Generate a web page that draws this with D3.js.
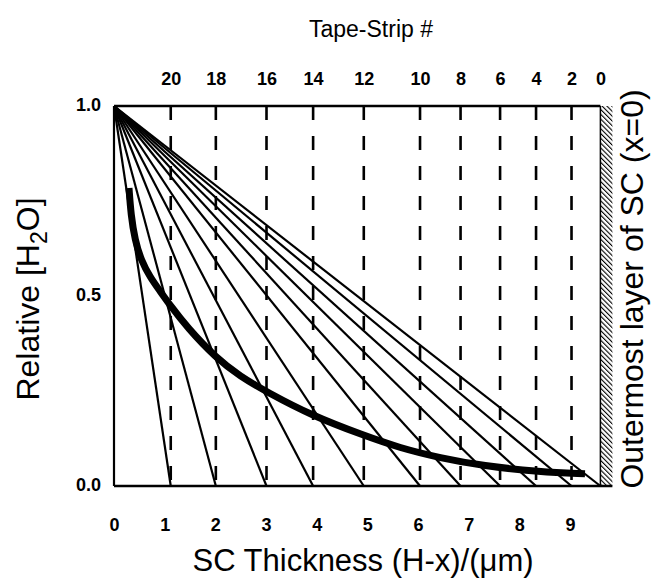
<!DOCTYPE html>
<html>
<head>
<meta charset="utf-8">
<script src="https://cdn.jsdelivr.net/npm/d3@7"></script>
<style>
  body { margin: 0; background: #fff; }
  svg { display: block; }
  text { font-family: "Liberation Sans", Arial, Helvetica, sans-serif; fill: #000; }
</style>
</head>
<body>
<svg id="chart" width="660" height="584"></svg>
<script>
// Tape-strip numbers along the top, and the SC depth (um) each one sits at
const stripNumbers = [20, 18, 16, 14, 12, 10, 8, 6, 4, 2, 0];
const stripDepth = [1.12, 2.01, 3.01, 3.93, 4.93, 6.04, 6.84, 7.62, 8.33, 9.03, 9.6];

// bottom / left tick values
const xTicks = [0, 1, 2, 3, 4, 5, 6, 7, 8, 9];
const yTicks = [0.0, 0.5, 1.0];

// thick profile curve
const profileX = [0.296, 0.335, 0.414, 0.533, 0.710, 0.908, 1.105, 1.441, 2.013, 2.487, 3.020, 3.927, 4.914, 5.644, 6.434, 7.283, 8.407, 9.296];
const profileY = [0.784, 0.713, 0.647, 0.595, 0.550, 0.513, 0.476, 0.418, 0.337, 0.289, 0.247, 0.184, 0.134, 0.100, 0.074, 0.053, 0.037, 0.032];

const svg = d3.select("#chart");

const x = d3.scaleLinear().domain([0, 9.6]).range([114, 600.4]);
const y = d3.scaleLinear().domain([0, 1]).range([486, 106]);

// hatch pattern for the outer layer
const defs = svg.append("defs");
const pat = defs.append("pattern")
    .attr("id", "hatch")
    .attr("patternUnits", "userSpaceOnUse")
    .attr("width", 3.4)
    .attr("height", 3.4)
    .attr("patternTransform", "rotate(-45)");
pat.append("line")
    .attr("x1", 0).attr("y1", 0)
    .attr("x2", 0).attr("y2", 3.4)
    .attr("stroke", "#000")
    .attr("stroke-width", 2.2);

svg.append("rect")
    .attr("x", x(9.6))
    .attr("y", y(1))
    .attr("width", 12)
    .attr("height", y(0) - y(1))
    .attr("fill", "url(#hatch)");

// dashed lines at each tape strip (not at 0, that's the surface)
svg.append("g")
    .selectAll("line")
    .data(stripDepth.slice(0, -1))
    .join("line")
    .attr("x1", d => x(d)).attr("x2", d => x(d))
    .attr("y1", y(1)).attr("y2", y(0))
    .attr("stroke", "#000")
    .attr("stroke-width", 2.6)
    .attr("stroke-dasharray", "14,16");

// fan of straight lines from (0,1) to each depth
svg.append("g")
    .selectAll("line")
    .data(stripDepth)
    .join("line")
    .attr("x1", x(0)).attr("y1", y(1))
    .attr("x2", d => x(d)).attr("y2", y(0))
    .attr("stroke", "#000")
    .attr("stroke-width", 2.2);

// thick profile
const profile = profileX.map((v, i) => [v, profileY[i]]);
svg.append("path")
    .datum(profile)
    .attr("fill", "none")
    .attr("stroke", "#000")
    .attr("stroke-width", 7)
    .attr("d", d3.line()
        .x(d => x(d[0]))
        .y(d => y(d[1]))
        .curve(d3.curveBasis));

// frame
const frame = svg.append("g").attr("stroke", "#000").attr("fill", "none");
frame.append("line").attr("x1", x(0)).attr("x2", x(9.6)).attr("y1", y(1)).attr("y2", y(1)).attr("stroke-width", 2.5);
frame.append("line").attr("x1", x(0)).attr("x2", x(9.6) + 12).attr("y1", y(0)).attr("y2", y(0)).attr("stroke-width", 2.5);
frame.append("line").attr("x1", x(0)).attr("x2", x(0)).attr("y1", y(1)).attr("y2", y(0)).attr("stroke-width", 2.2);
frame.append("line").attr("x1", x(9.6)).attr("x2", x(9.6)).attr("y1", y(1)).attr("y2", y(0)).attr("stroke-width", 1.5);

// axes (labels only)
const xAxis = svg.append("g")
    .attr("transform", `translate(0,${y(0)})`)
    .call(d3.axisBottom(x).tickValues(xTicks).tickSize(0).tickPadding(32).tickFormat(d3.format("d")));
xAxis.select(".domain").remove();

const yAxis = svg.append("g")
    .attr("transform", `translate(${x(0)},0)`)
    .call(d3.axisLeft(y).tickValues(yTicks).tickSize(0).tickPadding(13).tickFormat(d3.format(".1f")));
yAxis.select(".domain").remove();
yAxis.selectAll(".tick text").attr("dy", "0.25em");

const topAxis = svg.append("g")
    .attr("transform", `translate(0,${y(1)})`)
    .call(d3.axisTop(x).tickValues(stripDepth).tickSize(0).tickPadding(21)
        .tickFormat((d, i) => stripNumbers[i]));
topAxis.select(".domain").remove();

svg.selectAll(".tick text")
    .style("font-family", "'Liberation Sans', Arial, sans-serif")
    .style("font-size", "18px")
    .style("font-weight", "bold");

// titles
svg.append("text")
    .attr("x", 371).attr("y", 37)
    .attr("text-anchor", "middle")
    .style("font-size", "23px")
    .text("Tape-Strip #");

svg.append("text")
    .attr("x", 363).attr("y", 571)
    .attr("text-anchor", "middle")
    .style("font-size", "31px")
    .text("SC Thickness (H-x)/(\u03bcm)");

const yTitle = svg.append("text")
    .attr("transform", "translate(39,299) rotate(-90)")
    .attr("text-anchor", "middle")
    .style("font-size", "32px");
yTitle.append("tspan").text("Relative [H");
yTitle.append("tspan").attr("dy", 8).style("font-size", "23px").text("2");
yTitle.append("tspan").attr("dy", -8).text("O]");

svg.append("text")
    .attr("transform", "translate(643,289) rotate(-90)")
    .attr("text-anchor", "middle")
    .style("font-size", "32px")
    .text("Outermost layer of SC (x=0)");
</script>
</body>
</html>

PROBLEM DETAILS: Write out the material above once more, exactly as it reads, with no pictures.

REPLY:
Generate a web page that draws this with D3.js.
<!DOCTYPE html>
<html>
<head>
<meta charset="utf-8">
<script src="https://cdn.jsdelivr.net/npm/d3@7"></script>
<style>
  body { margin: 0; background: #fff; }
  svg { display: block; }
  text { font-family: "Liberation Sans", Arial, Helvetica, sans-serif; fill: #000; }
</style>
</head>
<body>
<svg id="chart" width="660" height="584"></svg>
<script>
// Tape-strip numbers along the top, and the SC depth (um) each one sits at
const stripNumbers = [20, 18, 16, 14, 12, 10, 8, 6, 4, 2, 0];
const stripDepth = [1.12, 2.01, 3.01, 3.93, 4.93, 6.04, 6.84, 7.62, 8.33, 9.03, 9.6];

// bottom / left tick values
const xTicks = [0, 1, 2, 3, 4, 5, 6, 7, 8, 9];
const yTicks = [0.0, 0.5, 1.0];

// thick profile curve
const profileX = [0.296, 0.335, 0.414, 0.533, 0.710, 0.908, 1.105, 1.441, 2.013, 2.487, 3.020, 3.927, 4.914, 5.644, 6.434, 7.283, 8.407, 9.296];
const profileY = [0.784, 0.713, 0.647, 0.595, 0.550, 0.513, 0.476, 0.418, 0.337, 0.289, 0.247, 0.184, 0.134, 0.100, 0.074, 0.053, 0.037, 0.032];

const svg = d3.select("#chart");

const x = d3.scaleLinear().domain([0, 9.6]).range([114, 600.4]);
const y = d3.scaleLinear().domain([0, 1]).range([486, 106]);

// hatch pattern for the outer layer
const defs = svg.append("defs");
const pat = defs.append("pattern")
    .attr("id", "hatch")
    .attr("patternUnits", "userSpaceOnUse")
    .attr("width", 3.4)
    .attr("height", 3.4)
    .attr("patternTransform", "rotate(-45)");
pat.append("line")
    .attr("x1", 0).attr("y1", 0)
    .attr("x2", 0).attr("y2", 3.4)
    .attr("stroke", "#000")
    .attr("stroke-width", 2.2);

svg.append("rect")
    .attr("x", x(9.6))
    .attr("y", y(1))
    .attr("width", 12)
    .attr("height", y(0) - y(1))
    .attr("fill", "url(#hatch)");

// dashed lines at each tape strip (not at 0, that's the surface)
svg.append("g")
    .selectAll("line")
    .data(stripDepth.slice(0, -1))
    .join("line")
    .attr("x1", d => x(d)).attr("x2", d => x(d))
    .attr("y1", y(1)).attr("y2", y(0))
    .attr("stroke", "#000")
    .attr("stroke-width", 2.6)
    .attr("stroke-dasharray", "14,16");

// fan of straight lines from (0,1) to each depth
svg.append("g")
    .selectAll("line")
    .data(stripDepth)
    .join("line")
    .attr("x1", x(0)).attr("y1", y(1))
    .attr("x2", d => x(d)).attr("y2", y(0))
    .attr("stroke", "#000")
    .attr("stroke-width", 2.2);

// thick profile
const profile = profileX.map((v, i) => [v, profileY[i]]);
svg.append("path")
    .datum(profile)
    .attr("fill", "none")
    .attr("stroke", "#000")
    .attr("stroke-width", 7)
    .attr("d", d3.line()
        .x(d => x(d[0]))
        .y(d => y(d[1]))
        .curve(d3.curveBasis));

// frame
const frame = svg.append("g").attr("stroke", "#000").attr("fill", "none");
frame.append("line").attr("x1", x(0)).attr("x2", x(9.6)).attr("y1", y(1)).attr("y2", y(1)).attr("stroke-width", 2.5);
frame.append("line").attr("x1", x(0)).attr("x2", x(9.6) + 12).attr("y1", y(0)).attr("y2", y(0)).attr("stroke-width", 2.5);
frame.append("line").attr("x1", x(0)).attr("x2", x(0)).attr("y1", y(1)).attr("y2", y(0)).attr("stroke-width", 2.2);
frame.append("line").attr("x1", x(9.6)).attr("x2", x(9.6)).attr("y1", y(1)).attr("y2", y(0)).attr("stroke-width", 1.5);

// axes (labels only)
const xAxis = svg.append("g")
    .attr("transform", `translate(0,${y(0)})`)
    .call(d3.axisBottom(x).tickValues(xTicks).tickSize(0).tickPadding(32).tickFormat(d3.format("d")));
xAxis.select(".domain").remove();

const yAxis = svg.append("g")
    .attr("transform", `translate(${x(0)},0)`)
    .call(d3.axisLeft(y).tickValues(yTicks).tickSize(0).tickPadding(13).tickFormat(d3.format(".1f")));
yAxis.select(".domain").remove();
yAxis.selectAll(".tick text").attr("dy", "0.25em");

const topAxis = svg.append("g")
    .attr("transform", `translate(0,${y(1)})`)
    .call(d3.axisTop(x).tickValues(stripDepth).tickSize(0).tickPadding(21)
        .tickFormat((d, i) => stripNumbers[i]));
topAxis.select(".domain").remove();

svg.selectAll(".tick text")
    .style("font-family", "'Liberation Sans', Arial, sans-serif")
    .style("font-size", "18px")
    .style("font-weight", "bold");

// titles
svg.append("text")
    .attr("x", 371).attr("y", 37)
    .attr("text-anchor", "middle")
    .style("font-size", "23px")
    .text("Tape-Strip #");

svg.append("text")
    .attr("x", 363).attr("y", 571)
    .attr("text-anchor", "middle")
    .style("font-size", "31px")
    .text("SC Thickness (H-x)/(\u03bcm)");

const yTitle = svg.append("text")
    .attr("transform", "translate(39,299) rotate(-90)")
    .attr("text-anchor", "middle")
    .style("font-size", "32px");
yTitle.append("tspan").text("Relative [H");
yTitle.append("tspan").attr("dy", 8).style("font-size", "23px").text("2");
yTitle.append("tspan").attr("dy", -8).text("O]");

svg.append("text")
    .attr("transform", "translate(643,289) rotate(-90)")
    .attr("text-anchor", "middle")
    .style("font-size", "32px")
    .text("Outermost layer of SC (x=0)");
</script>
</body>
</html>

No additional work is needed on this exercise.